#### REQUIREMENTS:
Scan the material that follows. Copy every line containing the word "this".

#### GIVEN DATA:
■ ■ ■ ■
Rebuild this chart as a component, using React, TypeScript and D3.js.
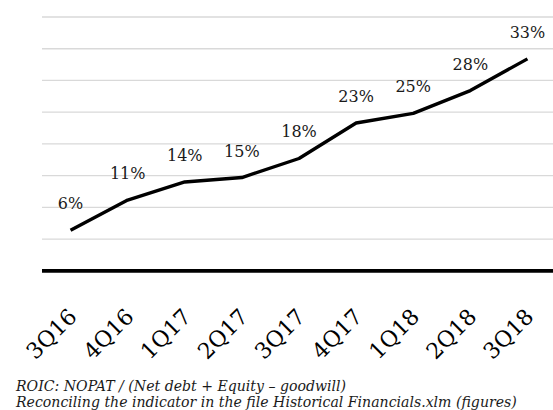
import React from "react";
import * as d3 from "d3";

const categories = ["3Q16", "4Q16", "1Q17", "2Q17", "3Q17", "4Q17", "1Q18", "2Q18", "3Q18"];
const roicValues = [0.064, 0.1115, 0.14, 0.147, 0.177, 0.233, 0.248, 0.284, 0.334];
const gridTicks = [0.05, 0.1, 0.15, 0.2, 0.25, 0.3, 0.35, 0.4];
const footnotes = [
  "ROIC: NOPAT / (Net debt + Equity \u2013 goodwill)",
  "Reconciling the indicator in the file Historical Financials.xlm (figures)",
];

const W = 553;
const H = 410;
const plot = { left: 42, right: 556, top: 17, bottom: 270.8 };
const serif = "Georgia, 'DejaVu Serif', serif";

export default function App() {
  const x = d3.scaleBand<string>().domain(categories).range([plot.left, plot.right]);
  const y = d3.scaleLinear().domain([0, 0.4]).range([plot.bottom, plot.top]);
  const cx = (c: string) => (x(c) ?? 0) + x.bandwidth() / 2;
  const line = d3
    .line<number>()
    .x((_, i) => cx(categories[i]))
    .y((d) => y(d));
  const fmt = d3.format(".0%");

  return (
    <svg
      width={W}
      height={H}
      style={{ position: "absolute", left: 0, top: 0, background: "#ffffff" }}
    >
      {gridTicks.map((t) => (
        <line
          key={t}
          x1={plot.left}
          x2={W}
          y1={y(t)}
          y2={y(t)}
          stroke="#d9d9d9"
          strokeWidth={1.3}
        />
      ))}
      <line x1={plot.left} x2={W} y1={y(0)} y2={y(0)} stroke="#000" strokeWidth={3.8} />
      <path
        d={line(roicValues) ?? ""}
        fill="none"
        stroke="#000"
        strokeWidth={3.4}
        strokeLinejoin="round"
      />
      {roicValues.map((v, i) => (
        <text
          key={categories[i]}
          x={cx(categories[i])}
          y={y(v) - 21}
          textAnchor="middle"
          fontFamily={serif}
          fontSize={16}
          fill="#1a1a1a"
        >
          {fmt(v)}
        </text>
      ))}
      {categories.map((c) => (
        <text
          key={c}
          transform={`translate(${cx(c) + 7.5},${318}) rotate(-45)`}
          textAnchor="end"
          fontFamily={serif}
          fontSize={22}
          fill="#000"
        >
          {c}
        </text>
      ))}
      {footnotes.map((f, i) => (
        <text
          key={i}
          x={16}
          y={391 + i * 16}
          fontFamily={serif}
          fontStyle="italic"
          fontSize={14.1}
          fill="#1a1a1a"
        >
          {f}
        </text>
      ))}
    </svg>
  );
}
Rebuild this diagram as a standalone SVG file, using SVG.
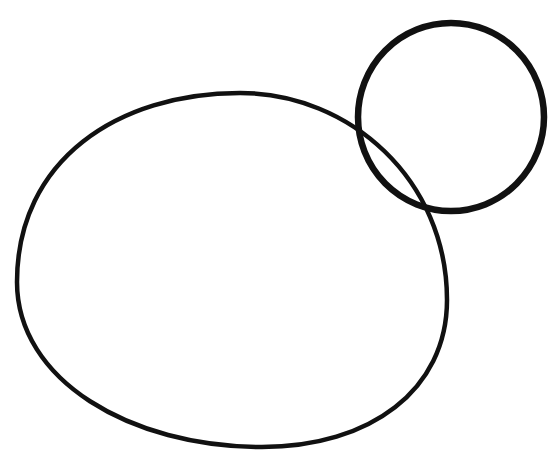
■ ■ ■ ■
#### RESPONSE TO THE TASK:
Rebuild this chart as a component, using React, TypeScript and D3.js.
Rebuild this diagram as a standalone SVG file, using SVG.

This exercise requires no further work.